- **PROBLEM TO WORK ON**: Produce nothing but an exact copy of the lines from the one containing "Give me the matplotlib source for this chart." through the one containing "dash = (0, (7, 5.5))", and do not carry over pictures.

- **EXCERPTED RECORDS**:

########################################

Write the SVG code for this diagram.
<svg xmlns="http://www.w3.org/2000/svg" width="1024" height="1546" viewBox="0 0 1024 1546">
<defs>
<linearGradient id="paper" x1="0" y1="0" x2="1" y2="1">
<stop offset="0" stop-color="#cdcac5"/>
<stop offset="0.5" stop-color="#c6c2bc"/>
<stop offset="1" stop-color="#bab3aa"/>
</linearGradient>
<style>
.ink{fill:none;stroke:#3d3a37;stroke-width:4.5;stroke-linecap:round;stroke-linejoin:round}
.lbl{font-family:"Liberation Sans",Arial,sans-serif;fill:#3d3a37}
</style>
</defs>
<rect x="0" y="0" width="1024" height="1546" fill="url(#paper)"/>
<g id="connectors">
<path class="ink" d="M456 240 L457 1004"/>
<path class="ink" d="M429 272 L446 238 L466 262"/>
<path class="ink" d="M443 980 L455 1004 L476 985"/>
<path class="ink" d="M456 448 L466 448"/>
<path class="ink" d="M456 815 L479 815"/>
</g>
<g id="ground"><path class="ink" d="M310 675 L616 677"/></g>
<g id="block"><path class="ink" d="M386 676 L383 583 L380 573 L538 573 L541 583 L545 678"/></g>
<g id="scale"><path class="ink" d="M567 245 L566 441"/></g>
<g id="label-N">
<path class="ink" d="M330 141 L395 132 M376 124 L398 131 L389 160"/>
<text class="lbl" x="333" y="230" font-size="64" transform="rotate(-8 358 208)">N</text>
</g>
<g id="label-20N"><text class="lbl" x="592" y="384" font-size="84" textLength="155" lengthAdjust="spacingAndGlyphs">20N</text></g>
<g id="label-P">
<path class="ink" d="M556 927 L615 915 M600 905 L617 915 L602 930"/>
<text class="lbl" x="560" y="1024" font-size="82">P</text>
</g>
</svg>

########################################

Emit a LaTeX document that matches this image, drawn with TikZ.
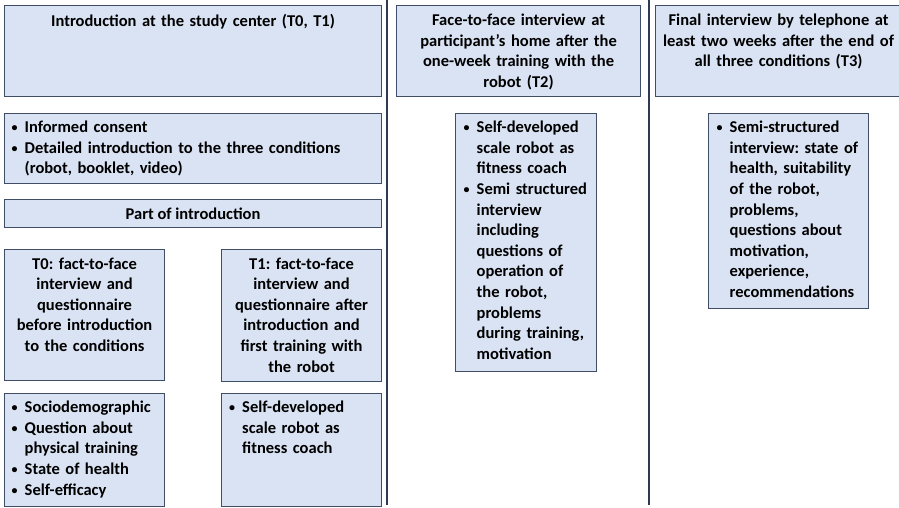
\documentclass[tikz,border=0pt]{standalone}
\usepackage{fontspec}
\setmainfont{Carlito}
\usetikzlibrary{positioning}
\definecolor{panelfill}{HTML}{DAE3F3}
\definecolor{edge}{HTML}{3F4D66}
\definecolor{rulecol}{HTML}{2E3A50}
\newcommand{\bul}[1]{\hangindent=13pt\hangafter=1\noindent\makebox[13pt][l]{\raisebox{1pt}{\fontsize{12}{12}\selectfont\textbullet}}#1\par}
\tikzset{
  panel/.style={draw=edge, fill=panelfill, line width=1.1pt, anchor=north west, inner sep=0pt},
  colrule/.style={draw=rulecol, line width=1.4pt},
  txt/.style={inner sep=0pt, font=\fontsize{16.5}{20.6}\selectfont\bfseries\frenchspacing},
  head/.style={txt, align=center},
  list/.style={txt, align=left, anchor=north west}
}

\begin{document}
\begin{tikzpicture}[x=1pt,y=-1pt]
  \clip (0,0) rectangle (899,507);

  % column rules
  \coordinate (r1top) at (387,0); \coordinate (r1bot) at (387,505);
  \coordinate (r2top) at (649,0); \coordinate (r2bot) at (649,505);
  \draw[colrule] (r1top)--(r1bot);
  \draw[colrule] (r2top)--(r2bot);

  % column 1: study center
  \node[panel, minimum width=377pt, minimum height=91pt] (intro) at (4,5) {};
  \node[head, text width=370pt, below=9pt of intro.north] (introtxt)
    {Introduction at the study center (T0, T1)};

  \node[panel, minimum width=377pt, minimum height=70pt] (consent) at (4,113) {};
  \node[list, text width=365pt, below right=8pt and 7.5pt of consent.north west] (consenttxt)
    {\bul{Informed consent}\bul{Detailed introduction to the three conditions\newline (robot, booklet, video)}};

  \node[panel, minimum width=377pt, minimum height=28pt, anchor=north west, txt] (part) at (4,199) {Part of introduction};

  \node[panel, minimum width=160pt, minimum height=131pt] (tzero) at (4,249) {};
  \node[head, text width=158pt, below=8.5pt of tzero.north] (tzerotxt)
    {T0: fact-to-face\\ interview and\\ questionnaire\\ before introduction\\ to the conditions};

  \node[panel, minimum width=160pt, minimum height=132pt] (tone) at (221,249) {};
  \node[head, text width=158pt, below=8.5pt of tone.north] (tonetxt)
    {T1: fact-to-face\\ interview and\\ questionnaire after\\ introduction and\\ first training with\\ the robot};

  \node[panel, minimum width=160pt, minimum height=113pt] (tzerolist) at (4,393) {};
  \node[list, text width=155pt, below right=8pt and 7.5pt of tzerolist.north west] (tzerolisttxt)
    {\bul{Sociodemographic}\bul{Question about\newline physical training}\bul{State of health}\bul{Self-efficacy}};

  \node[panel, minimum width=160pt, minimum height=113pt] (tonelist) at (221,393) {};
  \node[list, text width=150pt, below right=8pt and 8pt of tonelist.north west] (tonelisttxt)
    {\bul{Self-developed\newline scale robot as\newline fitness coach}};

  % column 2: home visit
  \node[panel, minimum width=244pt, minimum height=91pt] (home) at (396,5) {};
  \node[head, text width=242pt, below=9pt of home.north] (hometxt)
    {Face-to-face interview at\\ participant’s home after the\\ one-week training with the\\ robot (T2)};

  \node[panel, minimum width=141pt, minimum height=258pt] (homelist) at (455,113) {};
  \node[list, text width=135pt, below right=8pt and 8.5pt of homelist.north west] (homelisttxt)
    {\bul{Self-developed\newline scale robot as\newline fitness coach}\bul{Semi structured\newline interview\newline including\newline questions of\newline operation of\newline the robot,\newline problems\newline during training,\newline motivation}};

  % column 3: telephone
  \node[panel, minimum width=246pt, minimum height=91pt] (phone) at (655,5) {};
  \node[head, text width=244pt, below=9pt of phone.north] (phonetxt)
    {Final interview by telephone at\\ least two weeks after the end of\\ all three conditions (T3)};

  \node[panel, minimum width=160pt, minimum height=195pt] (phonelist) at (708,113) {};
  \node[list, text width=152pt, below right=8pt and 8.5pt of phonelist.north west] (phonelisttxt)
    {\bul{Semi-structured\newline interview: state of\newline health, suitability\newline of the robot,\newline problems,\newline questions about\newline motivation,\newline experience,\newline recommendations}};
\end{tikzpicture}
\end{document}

########################################

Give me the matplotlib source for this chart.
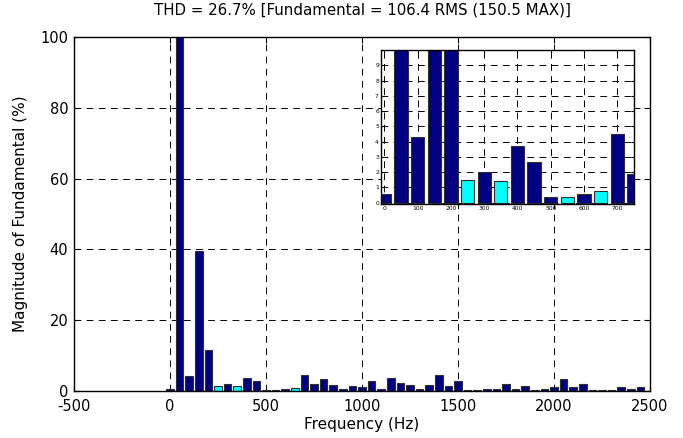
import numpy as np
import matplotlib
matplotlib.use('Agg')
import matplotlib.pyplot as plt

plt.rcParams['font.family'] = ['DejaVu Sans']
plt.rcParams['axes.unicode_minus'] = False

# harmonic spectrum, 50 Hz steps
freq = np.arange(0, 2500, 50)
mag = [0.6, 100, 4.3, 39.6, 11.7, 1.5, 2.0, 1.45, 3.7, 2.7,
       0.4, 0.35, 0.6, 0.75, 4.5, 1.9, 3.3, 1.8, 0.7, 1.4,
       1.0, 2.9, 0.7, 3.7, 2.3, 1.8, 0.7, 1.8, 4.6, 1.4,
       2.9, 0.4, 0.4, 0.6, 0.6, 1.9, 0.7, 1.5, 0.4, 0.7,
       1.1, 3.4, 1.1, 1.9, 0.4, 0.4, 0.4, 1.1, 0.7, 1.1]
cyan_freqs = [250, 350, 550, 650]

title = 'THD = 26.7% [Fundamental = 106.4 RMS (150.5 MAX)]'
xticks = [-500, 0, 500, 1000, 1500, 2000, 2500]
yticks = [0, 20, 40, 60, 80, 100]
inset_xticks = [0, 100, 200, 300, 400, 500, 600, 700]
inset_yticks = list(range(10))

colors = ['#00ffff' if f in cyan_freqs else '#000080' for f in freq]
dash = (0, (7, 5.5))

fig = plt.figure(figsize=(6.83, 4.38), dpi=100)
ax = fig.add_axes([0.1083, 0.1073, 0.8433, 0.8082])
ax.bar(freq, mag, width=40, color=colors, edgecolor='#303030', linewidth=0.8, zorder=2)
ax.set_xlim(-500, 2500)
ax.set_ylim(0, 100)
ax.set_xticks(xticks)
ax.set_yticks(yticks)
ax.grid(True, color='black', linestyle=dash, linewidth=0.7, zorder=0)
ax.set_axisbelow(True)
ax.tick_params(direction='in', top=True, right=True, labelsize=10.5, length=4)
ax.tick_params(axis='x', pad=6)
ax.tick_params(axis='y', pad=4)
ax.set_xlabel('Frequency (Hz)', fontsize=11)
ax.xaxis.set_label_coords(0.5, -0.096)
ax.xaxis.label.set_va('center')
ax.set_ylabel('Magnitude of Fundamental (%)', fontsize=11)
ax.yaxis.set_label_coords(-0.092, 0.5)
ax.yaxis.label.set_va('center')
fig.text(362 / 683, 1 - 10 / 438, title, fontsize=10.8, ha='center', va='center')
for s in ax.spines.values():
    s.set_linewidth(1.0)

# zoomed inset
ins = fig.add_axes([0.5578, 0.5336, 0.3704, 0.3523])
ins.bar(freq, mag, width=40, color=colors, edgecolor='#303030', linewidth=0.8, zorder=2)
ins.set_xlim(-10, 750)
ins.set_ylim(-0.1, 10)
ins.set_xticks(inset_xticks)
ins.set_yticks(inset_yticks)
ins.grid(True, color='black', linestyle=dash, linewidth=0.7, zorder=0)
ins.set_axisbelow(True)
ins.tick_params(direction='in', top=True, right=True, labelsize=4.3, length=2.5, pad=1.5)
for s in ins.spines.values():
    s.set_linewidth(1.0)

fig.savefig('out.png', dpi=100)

########################################

- **FULL SOLUTION**:
Give me the matplotlib source for this chart.
import numpy as np
import matplotlib
matplotlib.use('Agg')
import matplotlib.pyplot as plt

plt.rcParams['font.family'] = ['DejaVu Sans']
plt.rcParams['axes.unicode_minus'] = False

# harmonic spectrum, 50 Hz steps
freq = np.arange(0, 2500, 50)
mag = [0.6, 100, 4.3, 39.6, 11.7, 1.5, 2.0, 1.45, 3.7, 2.7,
       0.4, 0.35, 0.6, 0.75, 4.5, 1.9, 3.3, 1.8, 0.7, 1.4,
       1.0, 2.9, 0.7, 3.7, 2.3, 1.8, 0.7, 1.8, 4.6, 1.4,
       2.9, 0.4, 0.4, 0.6, 0.6, 1.9, 0.7, 1.5, 0.4, 0.7,
       1.1, 3.4, 1.1, 1.9, 0.4, 0.4, 0.4, 1.1, 0.7, 1.1]
cyan_freqs = [250, 350, 550, 650]

title = 'THD = 26.7% [Fundamental = 106.4 RMS (150.5 MAX)]'
xticks = [-500, 0, 500, 1000, 1500, 2000, 2500]
yticks = [0, 20, 40, 60, 80, 100]
inset_xticks = [0, 100, 200, 300, 400, 500, 600, 700]
inset_yticks = list(range(10))

colors = ['#00ffff' if f in cyan_freqs else '#000080' for f in freq]
dash = (0, (7, 5.5))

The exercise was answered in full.